For the copy, please give all of the data again exactly and leave the pictures out.

▬▬▬

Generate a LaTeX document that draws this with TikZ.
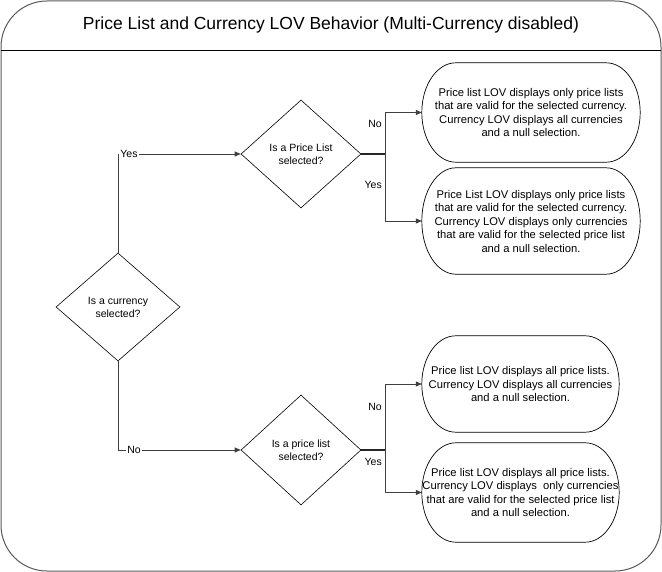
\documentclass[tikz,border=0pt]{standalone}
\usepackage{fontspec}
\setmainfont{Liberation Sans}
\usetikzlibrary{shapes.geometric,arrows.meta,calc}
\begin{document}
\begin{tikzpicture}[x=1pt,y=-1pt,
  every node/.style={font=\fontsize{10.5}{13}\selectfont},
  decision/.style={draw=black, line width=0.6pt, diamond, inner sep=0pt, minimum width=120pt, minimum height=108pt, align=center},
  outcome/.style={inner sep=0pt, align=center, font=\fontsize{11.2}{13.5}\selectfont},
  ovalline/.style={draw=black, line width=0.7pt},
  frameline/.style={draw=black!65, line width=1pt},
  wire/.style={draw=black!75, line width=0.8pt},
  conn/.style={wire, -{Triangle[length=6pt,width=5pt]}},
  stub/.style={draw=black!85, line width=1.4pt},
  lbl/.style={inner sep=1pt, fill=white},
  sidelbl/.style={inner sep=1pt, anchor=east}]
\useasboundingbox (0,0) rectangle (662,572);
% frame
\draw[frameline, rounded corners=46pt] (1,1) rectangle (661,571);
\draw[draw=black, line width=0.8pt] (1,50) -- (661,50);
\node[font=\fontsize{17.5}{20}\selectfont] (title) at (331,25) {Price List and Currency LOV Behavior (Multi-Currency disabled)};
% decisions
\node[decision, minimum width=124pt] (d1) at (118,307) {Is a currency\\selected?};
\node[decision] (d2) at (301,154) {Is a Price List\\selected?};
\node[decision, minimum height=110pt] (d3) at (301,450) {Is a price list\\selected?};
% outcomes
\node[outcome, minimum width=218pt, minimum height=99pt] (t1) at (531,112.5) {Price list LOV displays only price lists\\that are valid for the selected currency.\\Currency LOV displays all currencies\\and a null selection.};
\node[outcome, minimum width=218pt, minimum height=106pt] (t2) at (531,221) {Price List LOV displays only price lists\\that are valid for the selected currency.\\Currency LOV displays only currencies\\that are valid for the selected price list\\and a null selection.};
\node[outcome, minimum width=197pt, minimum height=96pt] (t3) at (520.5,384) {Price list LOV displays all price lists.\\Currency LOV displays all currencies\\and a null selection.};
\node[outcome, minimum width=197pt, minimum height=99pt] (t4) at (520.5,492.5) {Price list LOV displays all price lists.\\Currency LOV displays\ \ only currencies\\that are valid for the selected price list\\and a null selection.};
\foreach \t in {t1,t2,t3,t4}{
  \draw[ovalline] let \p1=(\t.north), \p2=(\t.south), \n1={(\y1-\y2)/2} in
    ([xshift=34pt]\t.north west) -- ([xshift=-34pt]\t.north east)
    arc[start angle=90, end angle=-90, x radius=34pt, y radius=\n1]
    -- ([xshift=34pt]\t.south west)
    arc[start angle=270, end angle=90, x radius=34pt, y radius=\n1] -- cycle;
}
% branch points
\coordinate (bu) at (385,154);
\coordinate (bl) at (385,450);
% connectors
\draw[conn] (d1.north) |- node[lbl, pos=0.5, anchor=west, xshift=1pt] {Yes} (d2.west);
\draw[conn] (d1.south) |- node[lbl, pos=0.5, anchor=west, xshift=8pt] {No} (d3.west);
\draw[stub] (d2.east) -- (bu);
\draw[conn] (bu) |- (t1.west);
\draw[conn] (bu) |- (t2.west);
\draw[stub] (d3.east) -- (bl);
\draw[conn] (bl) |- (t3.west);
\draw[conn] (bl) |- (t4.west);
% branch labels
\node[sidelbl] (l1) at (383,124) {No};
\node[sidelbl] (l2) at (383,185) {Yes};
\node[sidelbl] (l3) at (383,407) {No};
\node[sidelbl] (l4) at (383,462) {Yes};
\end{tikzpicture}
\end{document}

▬▬▬

▸ **Response**
Generate a LaTeX document that draws this with TikZ.
\documentclass[tikz,border=0pt]{standalone}
\usepackage{fontspec}
\setmainfont{Liberation Sans}
\usetikzlibrary{shapes.geometric,arrows.meta,calc}
\begin{document}
\begin{tikzpicture}[x=1pt,y=-1pt,
  every node/.style={font=\fontsize{10.5}{13}\selectfont},
  decision/.style={draw=black, line width=0.6pt, diamond, inner sep=0pt, minimum width=120pt, minimum height=108pt, align=center},
  outcome/.style={inner sep=0pt, align=center, font=\fontsize{11.2}{13.5}\selectfont},
  ovalline/.style={draw=black, line width=0.7pt},
  frameline/.style={draw=black!65, line width=1pt},
  wire/.style={draw=black!75, line width=0.8pt},
  conn/.style={wire, -{Triangle[length=6pt,width=5pt]}},
  stub/.style={draw=black!85, line width=1.4pt},
  lbl/.style={inner sep=1pt, fill=white},
  sidelbl/.style={inner sep=1pt, anchor=east}]
\useasboundingbox (0,0) rectangle (662,572);
% frame
\draw[frameline, rounded corners=46pt] (1,1) rectangle (661,571);
\draw[draw=black, line width=0.8pt] (1,50) -- (661,50);
\node[font=\fontsize{17.5}{20}\selectfont] (title) at (331,25) {Price List and Currency LOV Behavior (Multi-Currency disabled)};
% decisions
\node[decision, minimum width=124pt] (d1) at (118,307) {Is a currency\\selected?};
\node[decision] (d2) at (301,154) {Is a Price List\\selected?};
\node[decision, minimum height=110pt] (d3) at (301,450) {Is a price list\\selected?};
% outcomes
\node[outcome, minimum width=218pt, minimum height=99pt] (t1) at (531,112.5) {Price list LOV displays only price lists\\that are valid for the selected currency.\\Currency LOV displays all currencies\\and a null selection.};
\node[outcome, minimum width=218pt, minimum height=106pt] (t2) at (531,221) {Price List LOV displays only price lists\\that are valid for the selected currency.\\Currency LOV displays only currencies\\that are valid for the selected price list\\and a null selection.};
\node[outcome, minimum width=197pt, minimum height=96pt] (t3) at (520.5,384) {Price list LOV displays all price lists.\\Currency LOV displays all currencies\\and a null selection.};
\node[outcome, minimum width=197pt, minimum height=99pt] (t4) at (520.5,492.5) {Price list LOV displays all price lists.\\Currency LOV displays\ \ only currencies\\that are valid for the selected price list\\and a null selection.};
\foreach \t in {t1,t2,t3,t4}{
  \draw[ovalline] let \p1=(\t.north), \p2=(\t.south), \n1={(\y1-\y2)/2} in
    ([xshift=34pt]\t.north west) -- ([xshift=-34pt]\t.north east)
    arc[start angle=90, end angle=-90, x radius=34pt, y radius=\n1]
    -- ([xshift=34pt]\t.south west)
    arc[start angle=270, end angle=90, x radius=34pt, y radius=\n1] -- cycle;
}
% branch points
\coordinate (bu) at (385,154);
\coordinate (bl) at (385,450);
% connectors
\draw[conn] (d1.north) |- node[lbl, pos=0.5, anchor=west, xshift=1pt] {Yes} (d2.west);
\draw[conn] (d1.south) |- node[lbl, pos=0.5, anchor=west, xshift=8pt] {No} (d3.west);
\draw[stub] (d2.east) -- (bu);
\draw[conn] (bu) |- (t1.west);
\draw[conn] (bu) |- (t2.west);
\draw[stub] (d3.east) -- (bl);
\draw[conn] (bl) |- (t3.west);
\draw[conn] (bl) |- (t4.west);
% branch labels
\node[sidelbl] (l1) at (383,124) {No};
\node[sidelbl] (l2) at (383,185) {Yes};
\node[sidelbl] (l3) at (383,407) {No};
\node[sidelbl] (l4) at (383,462) {Yes};
\end{tikzpicture}
\end{document}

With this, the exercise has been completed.